Short task |
Set down the full listing exactly as given. Any pictures are to be left out.

────────────────────────────────────────

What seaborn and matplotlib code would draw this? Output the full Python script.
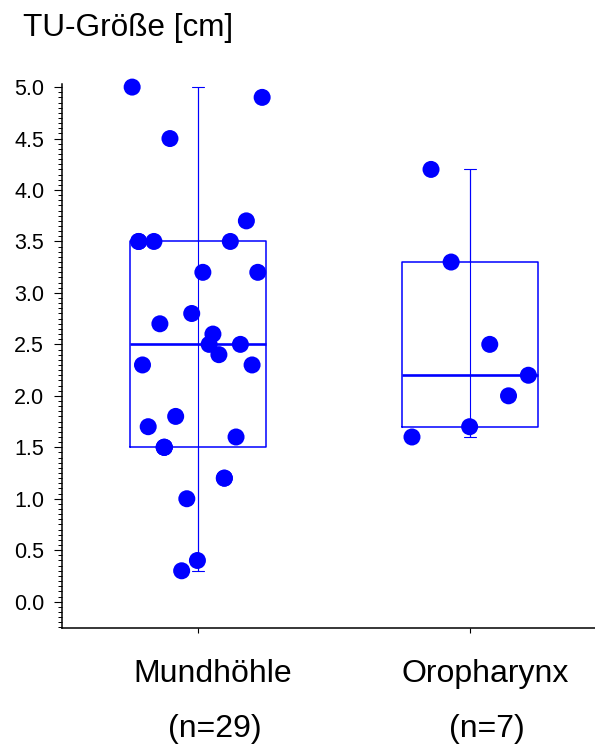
import numpy as np
import pandas as pd
import matplotlib
matplotlib.use("Agg")
import matplotlib.pyplot as plt
from matplotlib.ticker import MultipleLocator, FormatStrFormatter
import seaborn as sns

# Tumour size per site (cm)
groups = ["Mundhöhle", "Oropharynx"]
mundhoehle = [5.0, 4.9, 4.5, 3.7, 3.5, 3.5, 3.5, 3.2, 3.2, 2.8, 2.7, 2.6, 2.5,
              2.5, 2.4, 2.3, 2.3, 1.8, 1.7, 1.6, 1.5, 1.2, 1.0, 0.4, 0.3,
              1.2, 1.5, 1.5, 3.5]
oropharynx = [4.2, 3.3, 2.5, 2.2, 2.0, 1.7, 1.6]

# horizontal spread of the dots within each category (category units)
jitter_mund = [-0.242, 0.236, -0.103, 0.178, -0.218, -0.162, 0.119, 0.018, 0.220,
               -0.023, -0.140, 0.055, 0.041, 0.156, 0.077, -0.204, 0.199, -0.082,
               -0.183, 0.140, -0.124, 0.097, -0.041, -0.002, -0.060,
               0.097, -0.124, -0.124, -0.218]
jitter_oro = [-0.143, -0.069, 0.073, 0.215, 0.142, -0.001, -0.213]

values = [mundhoehle, oropharynx]
jitters = [jitter_mund, jitter_oro]

rows = []
for gi, (g, vals, jit) in enumerate(zip(groups, values, jitters)):
    for v, j in zip(vals, jit):
        rows.append({"group": g, "value": v, "pos": gi + j})
df = pd.DataFrame(rows)

sns.set_style("ticks")
plt.rcParams["font.family"] = ["Liberation Sans", "DejaVu Sans"]
plt.rcParams["text.color"] = "black"
plt.rcParams["xtick.color"] = "black"
plt.rcParams["ytick.color"] = "black"
plt.rcParams["axes.labelcolor"] = "black"

BLUE = "#0000ff"
fig = plt.figure(figsize=(5.95, 7.44), dpi=100)
ax = fig.add_axes([62 / 595, 116 / 744, 533 / 595, 544 / 744])

# box statistics (quartiles by the (n+1)p rule, whiskers to min/max)
stats = []
for vals in values:
    q1, med, q3 = np.percentile(vals, [25, 50, 75], method="weibull")
    stats.append(dict(med=med, q1=q1, q3=q3, whislo=min(vals), whishi=max(vals),
                      fliers=[], label=""))
positions = list(range(len(groups)))
ax.bxp(stats, positions=positions, widths=0.5, showfliers=False,
       manage_ticks=False, capwidths=0.045,
       boxprops=dict(color=BLUE, linewidth=1.1),
       medianprops=dict(color=BLUE, linewidth=1.9),
       whiskerprops=dict(color=BLUE, linewidth=0.8),
       capprops=dict(color=BLUE, linewidth=0.8))
ax.vlines(positions, [s["whislo"] for s in stats], [s["whishi"] for s in stats],
          color=BLUE, linewidth=0.8, zorder=2)

sns.scatterplot(data=df, x="pos", y="value", color=BLUE, s=150,
                edgecolor="none", linewidth=0, legend=False, zorder=4,
                clip_on=False, ax=ax)

ax.set_xlim(-0.5, 1.46)
ax.set_ylim(-0.256, 5.03)
ax.set_xlabel("")
ax.set_ylabel("")

ax.yaxis.set_major_locator(MultipleLocator(0.5))
ax.yaxis.set_minor_locator(MultipleLocator(0.05))
ax.yaxis.set_major_formatter(FormatStrFormatter("%.1f"))
ax.tick_params(axis="y", which="major", length=5.8, width=0.8, labelsize=15.5,
               pad=7, color="black", labelcolor="black")
ax.tick_params(axis="y", which="minor", length=3.0, width=0.7, color="black")
ax.set_xticks(positions)
ax.set_xticklabels([])
ax.tick_params(axis="x", which="major", length=3.6, width=0.8, color="black")

for side in ["top", "right"]:
    ax.spines[side].set_visible(False)
for side in ["left", "bottom"]:
    ax.spines[side].set_linewidth(1.1)
    ax.spines[side].set_color("black")

for gi, (g, vals) in enumerate(zip(groups, values)):
    ax.annotate(g, xy=(gi, 0), xycoords=("data", "axes fraction"),
                xytext=(15, -54), textcoords="offset pixels",
                ha="center", va="baseline", fontsize=23, color="black")
    ax.annotate(f"(n={len(vals)})", xy=(gi, 0), xycoords=("data", "axes fraction"),
                xytext=(17, -109), textcoords="offset pixels",
                ha="center", va="baseline", fontsize=23, color="black")

fig.text(23 / 595, 1 - 36 / 744, "TU-Größe [cm]", ha="left", va="baseline",
         fontsize=22.7, color="black")

fig.savefig("out.png", dpi=100)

────────────────────────────────────────

Answer to the problem |
What seaborn and matplotlib code would draw this? Output the full Python script.
import numpy as np
import pandas as pd
import matplotlib
matplotlib.use("Agg")
import matplotlib.pyplot as plt
from matplotlib.ticker import MultipleLocator, FormatStrFormatter
import seaborn as sns

# Tumour size per site (cm)
groups = ["Mundhöhle", "Oropharynx"]
mundhoehle = [5.0, 4.9, 4.5, 3.7, 3.5, 3.5, 3.5, 3.2, 3.2, 2.8, 2.7, 2.6, 2.5,
              2.5, 2.4, 2.3, 2.3, 1.8, 1.7, 1.6, 1.5, 1.2, 1.0, 0.4, 0.3,
              1.2, 1.5, 1.5, 3.5]
oropharynx = [4.2, 3.3, 2.5, 2.2, 2.0, 1.7, 1.6]

# horizontal spread of the dots within each category (category units)
jitter_mund = [-0.242, 0.236, -0.103, 0.178, -0.218, -0.162, 0.119, 0.018, 0.220,
               -0.023, -0.140, 0.055, 0.041, 0.156, 0.077, -0.204, 0.199, -0.082,
               -0.183, 0.140, -0.124, 0.097, -0.041, -0.002, -0.060,
               0.097, -0.124, -0.124, -0.218]
jitter_oro = [-0.143, -0.069, 0.073, 0.215, 0.142, -0.001, -0.213]

values = [mundhoehle, oropharynx]
jitters = [jitter_mund, jitter_oro]

rows = []
for gi, (g, vals, jit) in enumerate(zip(groups, values, jitters)):
    for v, j in zip(vals, jit):
        rows.append({"group": g, "value": v, "pos": gi + j})
df = pd.DataFrame(rows)

sns.set_style("ticks")
plt.rcParams["font.family"] = ["Liberation Sans", "DejaVu Sans"]
plt.rcParams["text.color"] = "black"
plt.rcParams["xtick.color"] = "black"
plt.rcParams["ytick.color"] = "black"
plt.rcParams["axes.labelcolor"] = "black"

BLUE = "#0000ff"
fig = plt.figure(figsize=(5.95, 7.44), dpi=100)
ax = fig.add_axes([62 / 595, 116 / 744, 533 / 595, 544 / 744])

# box statistics (quartiles by the (n+1)p rule, whiskers to min/max)
stats = []
for vals in values:
    q1, med, q3 = np.percentile(vals, [25, 50, 75], method="weibull")
    stats.append(dict(med=med, q1=q1, q3=q3, whislo=min(vals), whishi=max(vals),
                      fliers=[], label=""))
positions = list(range(len(groups)))
ax.bxp(stats, positions=positions, widths=0.5, showfliers=False,
       manage_ticks=False, capwidths=0.045,
       boxprops=dict(color=BLUE, linewidth=1.1),
       medianprops=dict(color=BLUE, linewidth=1.9),
       whiskerprops=dict(color=BLUE, linewidth=0.8),
       capprops=dict(color=BLUE, linewidth=0.8))
ax.vlines(positions, [s["whislo"] for s in stats], [s["whishi"] for s in stats],
          color=BLUE, linewidth=0.8, zorder=2)

sns.scatterplot(data=df, x="pos", y="value", color=BLUE, s=150,
                edgecolor="none", linewidth=0, legend=False, zorder=4,
                clip_on=False, ax=ax)

ax.set_xlim(-0.5, 1.46)
ax.set_ylim(-0.256, 5.03)
ax.set_xlabel("")
ax.set_ylabel("")

ax.yaxis.set_major_locator(MultipleLocator(0.5))
ax.yaxis.set_minor_locator(MultipleLocator(0.05))
ax.yaxis.set_major_formatter(FormatStrFormatter("%.1f"))
ax.tick_params(axis="y", which="major", length=5.8, width=0.8, labelsize=15.5,
               pad=7, color="black", labelcolor="black")
ax.tick_params(axis="y", which="minor", length=3.0, width=0.7, color="black")
ax.set_xticks(positions)
ax.set_xticklabels([])
ax.tick_params(axis="x", which="major", length=3.6, width=0.8, color="black")

for side in ["top", "right"]:
    ax.spines[side].set_visible(False)
for side in ["left", "bottom"]:
    ax.spines[side].set_linewidth(1.1)
    ax.spines[side].set_color("black")

for gi, (g, vals) in enumerate(zip(groups, values)):
    ax.annotate(g, xy=(gi, 0), xycoords=("data", "axes fraction"),
                xytext=(15, -54), textcoords="offset pixels",
                ha="center", va="baseline", fontsize=23, color="black")
    ax.annotate(f"(n={len(vals)})", xy=(gi, 0), xycoords=("data", "axes fraction"),
                xytext=(17, -109), textcoords="offset pixels",
                ha="center", va="baseline", fontsize=23, color="black")

fig.text(23 / 595, 1 - 36 / 744, "TU-Größe [cm]", ha="left", va="baseline",
         fontsize=22.7, color="black")

fig.savefig("out.png", dpi=100)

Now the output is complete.